On July 25, the New York Times reported on the release by Wikileaks.org of more than 92,000 U.S. military documents relating to the war in Afghanistan. While interesting from a number of angles, for our purposes the story is a tale of two informants that highlights complicated questions of loyalty and society’s treatment of informants. The first informant in the story was Pfc. Bradley Manning, an Army soldier who allegedly transmitted the leaked reports to Wikileaks. While not an “informant” in the traditional sense, as he did not help the government apprehend criminals, Manning played the informant’s role by revealing miscalculations and fatal mistakes, if not crimes, committed by the U.S. military in Afghanistan. The second informant was Adrian Lamo, who reported Manning’s involvement in the leak to federal authorities.
What no one seems able to agree on, however, is whether Manning and Lamo are heroes, villains, or something in between.
Seen in the best possible light, Manning is a classic whistle-blower. Disillusioned with his employer’s actions, he revealed them publicly in the hopes of forcing change. What some see as treason, then, could also be viewed as the highest form of loyalty to America’s ideals of openness and public debate. But even if he did not betray his country, Manning certainly betrayed his fellow soldiers and those Afghans who have assisted the United States by placing them in mortal danger. And, at least according to Lamo, Manning’s motives were not altruistic: he leaked the documents because enjoyed the attention that his contact at Wikileaks lavished on him, not because it was the right thing to do.
Lamo, on the other hand, is an informant in the more typical mold. He is a hacker with a previous conviction for breaching computer networks. He lied to Manning in order to gain the soldier’s confidence, claiming to be an ordained minister so that Manning would feel comfortable giving his “confession.” And he has at least arguably milked the situation for attention.
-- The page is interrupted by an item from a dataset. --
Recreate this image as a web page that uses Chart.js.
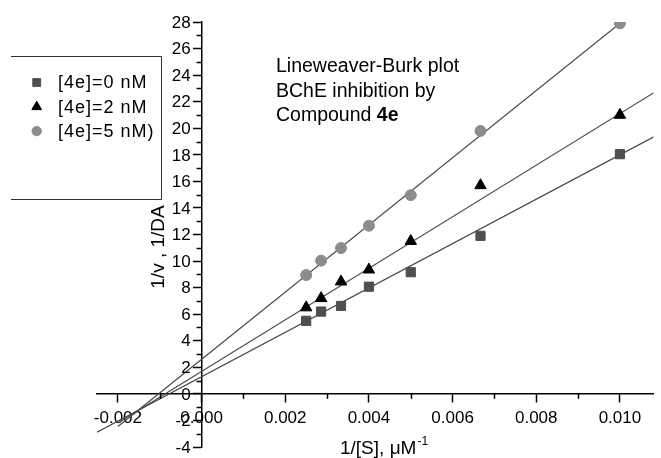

Yet Lamo says that he came forward out of a sense of moral obligation: he believed that Manning had endangered human lives and felt that it would be cowardly to do nothing.
Neither Manning nor Lamo would seem to be a clear-cut hero or villain, then, and each has been both celebrated and condemned. Some call Manning a hero (the website for the Bradley Manning support network is here), while others have called for his execution. For his part, Lamo has received death threats and has been shunned by the hacker community, but he also has been hailed as a patriot for doing the right thing in a tough spot.
Moreover, the situation is even more of a moral and ethical morass than the typical criminal informant case, because there at least the underlying criminal conduct is considered unquestionably wrong. Here, though, one’s perspective on Manning and Lamo may depend on one’s view of the war in Afghanistan. If you believe it is a just war, then you may feel that Lamo did the right thing, but if you think that the war has been mishandled, then you may see Manning as a hero. Alternatively, some will fall back on equating legality with morality. In that case, Manning is a villain for breaking the law, while Lamo, though maybe not a hero, at least committed no crime.
But what should the government do? It does not prosecute every crime, and whether Manning is charged is a decision within the government’s broad prosecutorial discretion. Without knowing all of the facts, I don’t know how that discretion should be exercised. What I do suggest, however, is that whoever makes the final decision must consider more than the letter of law and focus as well on the morality of Manning’s actions. It appears to me that he betrayed his compatriots, but it is less clear that he betrayed his country. The crime charged must fit his moral desert. Treason may be going too far, but something less than treason may be appropriate.
Meanwhile, what do we do about Lamo? He lied to and betrayed Manning, and he did so at the instigation of the government, with whom he was actively cooperating during his discussions with Manning. This raises a larger question that applies to the government’s handling of many criminal informants: should the state encourage informants, as private citizens, to commit immoral, if non-criminal, acts? As I see it, there is something unsavory and disquieting about the government, in the name of enforcing criminal laws that are themselves based on society’s moral code, pushing civilians to act immorally. And certainly law enforcement’s involvement in private immorality weaken the communicative force of the criminal justice system. But is that a price we are willing to pay for the information that informants like Lamo provide?